I was shocked by how many of the Ten Commandments my ex broke when I asked for her opinion on the new development, although I shouldn’t have been so surprised. My in-laws are with Alice Cooper when it comes to Judaism: Shul’s out, forever. And far from encouraging her decision, they’re more likely to question how long it will last, much to her chagrin (I don’t have the heart to tell her the only thing I’d ever bet on her finishing is dessert).
After I started researching what keeping my daughter kosher would involve, I immediately envisaged cutting corners (and not of the sandwich variety). For starters, I wondered if I could argue that, as most of the food I prepare is bland English cuisine, it could be seen as parve, even if it did combine meat and dairy.
And then there was the crockery. Would my daughter really notice if the plate she was eating chicken from had hosted a cheese sandwich the day before? Briefly, I marveled at online photos of deluxe fitted kitchens with two dishwashers (two!!! Such ostentation) and reimagined an old joke doing the rounds on the Upper West Side: “Where’s the dairy dishwasher?” “Oh, I gave her the day off.”
I knew my daughter wouldn’t care about any of this − she still thinks food magically appears on the table courtesy of the food fairy (I really hope the pizza delivery guy isn’t offended if he reads this) − but I realized that, ultimately, I would care. If she wants to interpret “Thou shalt not seethe a kid in its mother’s milk” (Exodus 23:19) as meaning she can’t have meat and dairy together, then I should honor that, with everything it entails.
Well, almost everything. If God had really wanted me to get new dishware for my daughter, He wouldn’t have made places like IKEA such a hellish experience. So instead, I boiled a few old plates and scrawled a big D on them. (Note to self: Next time, write the D on the reverse side.)

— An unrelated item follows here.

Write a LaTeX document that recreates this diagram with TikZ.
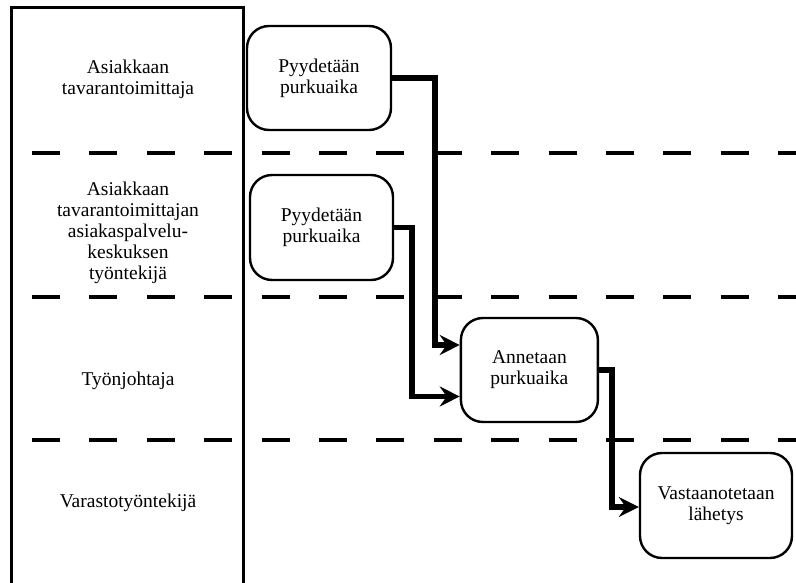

After my daughter first announced her decision (and, remember, we’re only talking a month here − she could be halal by the time you read this), I asked her to outline the rules as she saw them. I repeat them here in their entirety:
* No dairy for two hours after eating meat. I queried this, as I’d heard the duration could be anything between three and six hours, but she told me the two-hour thing was a special deal for kids. This, she assured me, was the regime her friends followed. (Yes, it turns out her decision is a peer group thing: God found her in the playground.)
* No meat for two hours after eating dairy.
* Shrimps are out.
* That’s it.
I told her the good news: She can eat meat straight after dairy. Then I told myself the bad news: She has no sense of time (it’s one of the things that defines childhood − along with the inability to know when a toilet roll is about to run out), and I would have to become her kosher timekeeper. This was proven immediately, when she asked whether the two-hour wait was over … a full seven minutes after she’d finished her last mouthful of chicken. She has subsequently found other friends who have a one-hour meat/dairy rule, so the wait’s been halved now, anyway.
She didn’t seem unduly concerned when we ran through a list of things she won’t be able to eat: eel, shark, whale, eagle, camel, kangaroo, bugs, etc. There really haven’t been many changes to her daily eating routine … although I don’t know what we’ll do with that lion casserole in the freezer.
I’ve been caught out occasionally. The other week, for example, I made her a chicken sandwich with low-fat mayonnaise, then had a crisis of kosher confidence as I tried to decide if eggs qualified as dairy. I ended up eating that sandwich, only later discovering that it would have been OK for her. I’m going to play dumb about bacon for a while longer, though, as I really love bacon sandwiches and am getting twice as many now (“What?!? It’s still kosher? Pass it over. And the ketchup.”)
The truth is, my youngest sees keeping kosher as a way of eating more healthily, which is the main reason I’m so supportive. But if she comes to me next week saying she wants to observe the Sabbath, I’ll respect that, too − I’ve been looking for an excuse to do nothing on a Saturday for ages.
Adrian Hennigan is a journalist and born-again atheist who has lived in Tel Aviv since 2008.